Output the lines below exactly, please, from the first line until the line with "import matplotlib.pyplot as plt", counting both.

-- Data provided --

---------------

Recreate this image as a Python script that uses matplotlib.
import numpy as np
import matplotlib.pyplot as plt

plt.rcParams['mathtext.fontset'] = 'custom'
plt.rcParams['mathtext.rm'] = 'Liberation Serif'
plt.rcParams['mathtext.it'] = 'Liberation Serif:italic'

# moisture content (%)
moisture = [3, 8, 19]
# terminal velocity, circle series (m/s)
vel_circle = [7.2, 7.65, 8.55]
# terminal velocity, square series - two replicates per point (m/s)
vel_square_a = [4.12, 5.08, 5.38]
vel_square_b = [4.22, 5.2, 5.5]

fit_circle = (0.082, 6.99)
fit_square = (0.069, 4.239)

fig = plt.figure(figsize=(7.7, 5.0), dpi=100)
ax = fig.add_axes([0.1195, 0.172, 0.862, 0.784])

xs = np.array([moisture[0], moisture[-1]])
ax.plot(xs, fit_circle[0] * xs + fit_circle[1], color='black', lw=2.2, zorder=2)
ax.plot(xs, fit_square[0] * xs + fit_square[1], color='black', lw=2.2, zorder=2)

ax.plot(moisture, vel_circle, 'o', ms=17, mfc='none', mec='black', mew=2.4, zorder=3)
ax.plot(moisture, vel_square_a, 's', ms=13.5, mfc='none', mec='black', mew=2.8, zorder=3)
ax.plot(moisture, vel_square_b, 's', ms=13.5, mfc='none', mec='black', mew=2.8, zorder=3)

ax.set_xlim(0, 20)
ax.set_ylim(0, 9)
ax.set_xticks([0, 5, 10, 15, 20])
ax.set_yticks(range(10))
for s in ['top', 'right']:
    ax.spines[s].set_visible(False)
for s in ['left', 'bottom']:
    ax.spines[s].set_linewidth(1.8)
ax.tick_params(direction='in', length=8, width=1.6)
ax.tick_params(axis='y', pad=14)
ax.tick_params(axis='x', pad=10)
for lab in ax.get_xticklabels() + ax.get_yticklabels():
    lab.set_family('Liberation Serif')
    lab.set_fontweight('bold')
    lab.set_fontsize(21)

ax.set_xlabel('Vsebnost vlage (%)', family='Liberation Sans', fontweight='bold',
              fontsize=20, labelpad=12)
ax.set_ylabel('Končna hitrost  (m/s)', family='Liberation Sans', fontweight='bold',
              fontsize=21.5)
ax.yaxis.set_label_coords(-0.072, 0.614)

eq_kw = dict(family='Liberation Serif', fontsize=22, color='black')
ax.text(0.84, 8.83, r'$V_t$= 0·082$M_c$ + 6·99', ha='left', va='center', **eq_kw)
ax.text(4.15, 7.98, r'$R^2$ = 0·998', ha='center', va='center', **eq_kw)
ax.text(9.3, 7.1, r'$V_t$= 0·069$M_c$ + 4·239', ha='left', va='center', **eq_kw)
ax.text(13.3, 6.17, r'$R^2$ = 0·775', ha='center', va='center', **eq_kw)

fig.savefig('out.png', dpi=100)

---------------

-- Exercise answer --
Recreate this image as a Python script that uses matplotlib.
import numpy as np
import matplotlib.pyplot as plt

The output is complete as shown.